"I bought my ticket cheaper on the Internet" is a common phrase among travelers.
But how do you know if you really got the lowest price?
Travel agents have the resources and tools to search many options almost at the same time.
There are a lot of aspects that need to be considered when purchasing airline tickets.
The good news is that not all of these factors apply to every itinerary, but they have to be kept in mind every time travel and tickets options are checked.
The bad news is that Internet services provide little help in determining these possible money saving factors.
Different airlines for the entire itinerary.
Some airlines are generally more expensive than others, but unexpected variations in price can occur even between the major "full-fare" airlines. If you're not trapped into one frequent flier program, then all airlines that fly to where you want to go need to be checked. Do you even know what other airlines fly that route? An airline you've never heard of before might have the lowest fare.
Different airlines for different parts of the itinerary.
Usually, airlines sell round-trip tickets for much less money than two one-way tickets, but this is not always true.

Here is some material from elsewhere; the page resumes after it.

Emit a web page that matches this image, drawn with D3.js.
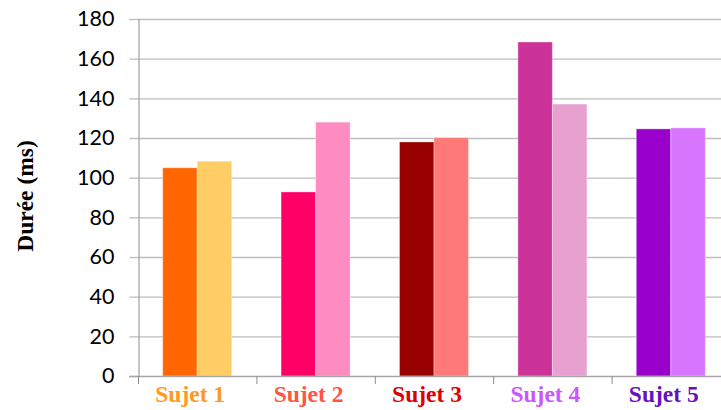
<!DOCTYPE html>
<html><head><meta charset="utf-8">
<script src="https://cdn.jsdelivr.net/npm/d3@7/dist/d3.min.js"></script>
<style>
html,body{margin:0;padding:0;background:#fff;overflow:hidden}
svg{display:block}
</style></head>
<body>
<svg id="chart" width="721" height="410"></svg>
<script>
const categories = ["Sujet 1","Sujet 2","Sujet 3","Sujet 4","Sujet 5"];
const series = ["A","B"];
const valuesA = [105, 92.8, 118, 168.4, 124.6];
const valuesB = [108.3, 128, 120.2, 137.1, 125.1];
const colorsA = ["#FF6600","#FF0066","#990000","#CC3399","#9900CC"];
const colorsB = ["#FFCC66","#FF8CC0","#FF7979","#E8A0D0","#D875FF"];
const labelColors = ["#FF9922","#FF5544","#DD0000","#CC55FF","#6611BB"];
const yTicks = [0,20,40,60,80,100,120,140,160,180];

(function(){
const svg = d3.select("#chart");
const mLeft = 138, mRight = 730, mTop = 19, mBottom = 376;

const x0 = d3.scaleBand().domain(categories).range([mLeft, mRight])
  .paddingInner(0.417).paddingOuter(0.2085);
const x1 = d3.scaleBand().domain(series).range([0, x0.bandwidth()]);
const y = d3.scaleLinear().domain([0,180]).range([mBottom, mTop]);

// gridlines
svg.append("g").selectAll("line").data(yTicks.filter(d=>d>0)).join("line")
  .attr("x1", mLeft).attr("x2", 721)
  .attr("y1", d=>y(d)+0.5).attr("y2", d=>y(d)+0.5)
  .attr("stroke", "#BEBEBE").attr("stroke-width", 1.3);

// y axis
const yAxis = d3.axisLeft(y).tickValues(yTicks).tickSize(9).tickPadding(15);
const gy = svg.append("g").attr("transform", `translate(${mLeft+0.5},0)`).call(yAxis);
gy.select(".domain").attr("stroke","#8C8C8C");
gy.selectAll(".tick line").attr("stroke","#BEBEBE").attr("stroke-width",1.3);
gy.selectAll(".tick text").attr("font-family","Lato, 'Open Sans', sans-serif")
  .attr("font-size", 21.5).attr("fill","#000");

// bars
const data = categories.map((c,i)=>({c, i, vals:[
  {s:"A", v:valuesA[i], col:colorsA[i]},
  {s:"B", v:valuesB[i], col:colorsB[i]}]}));
const groups = svg.append("g").selectAll("g").data(data).join("g")
  .attr("transform", d=>`translate(${x0(d.c)},0)`);
groups.selectAll("rect").data(d=>d.vals).join("rect")
  .attr("x", d=>x1(d.s)).attr("width", x1.bandwidth())
  .attr("y", d=>y(d.v)).attr("height", d=>y(0)-y(d.v))
  .attr("fill", d=>d.col)
  .attr("stroke", "rgba(255,255,255,0.35)").attr("stroke-width", 1);

// x axis line
svg.append("line").attr("x1", mLeft-9).attr("x2", 721)
  .attr("y1", mBottom+0.5).attr("y2", mBottom+0.5)
  .attr("stroke","#A6A6A6").attr("stroke-width",1.3);
// category boundary ticks
const step = x0.step();
const bounds = categories.map(c => x0(c) - (step - x0.bandwidth())/2).concat([mRight]);
svg.append("g").selectAll("line").data(bounds).join("line")
  .attr("x1", d=>d+0.5).attr("x2", d=>d+0.5)
  .attr("y1", mBottom).attr("y2", mBottom+8)
  .attr("stroke","#8C8C8C").attr("stroke-width",1);

// category labels
svg.append("g").selectAll("text").data(categories).join("text")
  .attr("x", d=>x0(d)+x0.bandwidth()/2 - 7)
  .attr("y", 402)
  .attr("text-anchor","middle")
  .attr("font-family","'Liberation Serif', 'Times New Roman', serif")
  .attr("font-weight","bold").attr("font-size", 23.5)
  .attr("fill", (d,i)=>labelColors[i])
  .text(d=>d);

// y title
svg.append("text")
  .attr("transform","translate(33,196) rotate(-90)")
  .attr("text-anchor","middle")
  .attr("font-family","'Liberation Serif', 'Times New Roman', serif")
  .attr("font-weight","bold").attr("font-size", 23.5)
  .attr("fill","#000")
  .text("Durée (ms)");
})();
</script>
</body></html>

If you are on an itinerary with more than two flights, it may be better to combine some flights from one airline with other flights from another one.
How many thousands of different combinations of different airlines are you going to research on different Web sites to be sure you've got the best combination of fares for each flight segment?
Time of day may make a difference.
Sometimes it is less expensive to take a flight at 6:50 a.m. than at 7 a.m. These time-of-day fares also can vary from airline to airline, and destination to destination.
Choose a different day of week outbound and/or inbound.
Some days of the week are less expensive to travel on than others. These days can vary depending on destination and sometimes the airline. There could be as much as a $60 or more difference.
Different length of stay.
You may know that staying over a Saturday night is usually a requirement for the lowest fares (although not if you're going to Las Vegas). Sometimes it is less expensive to stay a shorter time.
Sometimes airlines operate only one or two flights a week between certain cities and sometimes only in one direction. These "positioning flights" can sometimes be sold at very low prices. Because these are rare, they probably won't appear in your first or second fare search, and you might not even know that the airline operates service to where you want to go.
Choose different travel dates.
A change of travel dates to even a week earlier or later, may put your trip in a different airfare season. On international tickets, this could save as much as $300 or more a ticket. Most Internet services will not tell you that a change in travel dates could save you money.
It is common that nonstop flights will be more expensive than those scheduled with a layover, which in turn can sometimes be more expensive than flights with a change of service on the way.
You might find a service through a less popular hub is less expensive than service through a major hub. It seems impossible to check all the different routings and route specific fare options on the Internet.
Back-to-back and hidden city ticket loopholes.
The crazy system of airfare pricing has some loopholes that airlines don't want you to know about.
However, if you know about back-to-back and/or hidden city ticketing, and if you know about the loopholes that the airlines will never and can never close, then you can save huge amounts of money.
Your travel agent might know about these, but I doubt the Web site you're visiting will.
Consolidator fares are rarely found through Web sites. While primarily involved with getting you discounts on international travel, consolidator fares also apply for travel between most major cities in the United States, potentially saving you huge amounts of money compared to unrestricted coach class fares.
A travel agent with good consolidator contacts may be able to save you more money than just about any Web site.
Airlines make changes to their available fares nearly every second. Even the number of tickets sold or canceled changes every second. Price the same itinerary twice in a row and you might get two very different prices.
Travel agents are familiar all the options and restrictions, and are more qualified to find the best service at the best price than what you can find on the Internet.